I am trying to solve this problem using the fact that $F$ is differentiable by minimizing some differentiable loss function $L(p_1', p_2', ..., p_n', p_1, p_2, ..., p_n)$ using automatic differentiation tools in deep learning frameworks.
I run into the issue that I cannot bring $b$ to the same scale as entries in $\vec{a}$. Hence, I am using two ADAM optimizers to optimize $\vec{a}$ and $b$ separately. However, my problem is that my optimization is very sensitive to the learning rates in both optimizers. For example, if the learning rate of the $b$-optimizer is too high, the loss function is minimized, but $b$ is not correct. The opposite is true if the learning rate of the other optimizer is too high.
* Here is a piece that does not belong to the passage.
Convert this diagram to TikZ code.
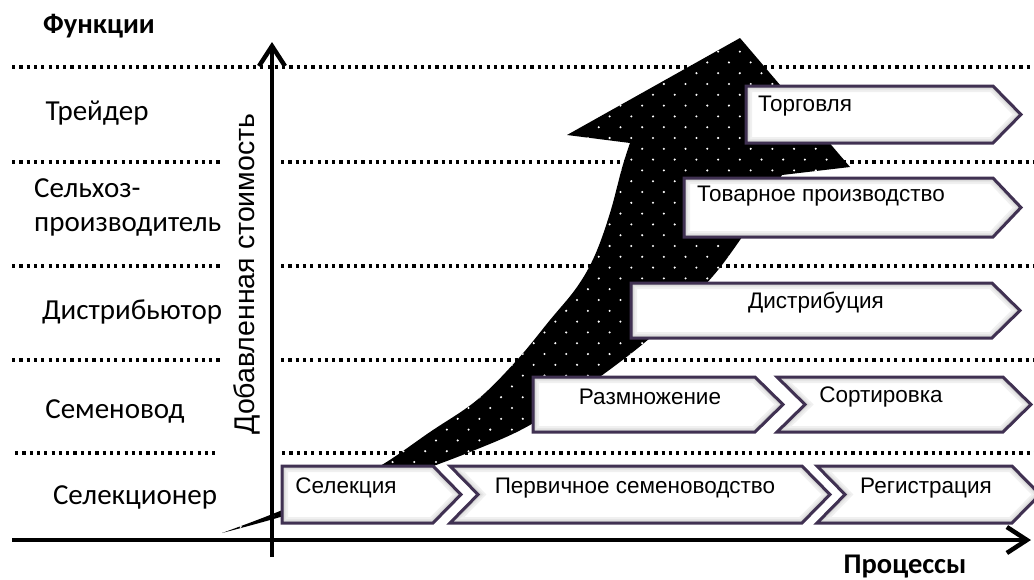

My initialization starts with $\vec{a}$ as close as possible to the end result. Let's assume that $B$ is very different from $\sum_i^m (a_i A_i)$ and $F_i$ are designed to highlight this difference, thus making $p_i$ different from each other.
Is there an effective way to balance out both learning rates or another approach to solve this kind of optimization problems? Will the situation be different if $m=n-1$?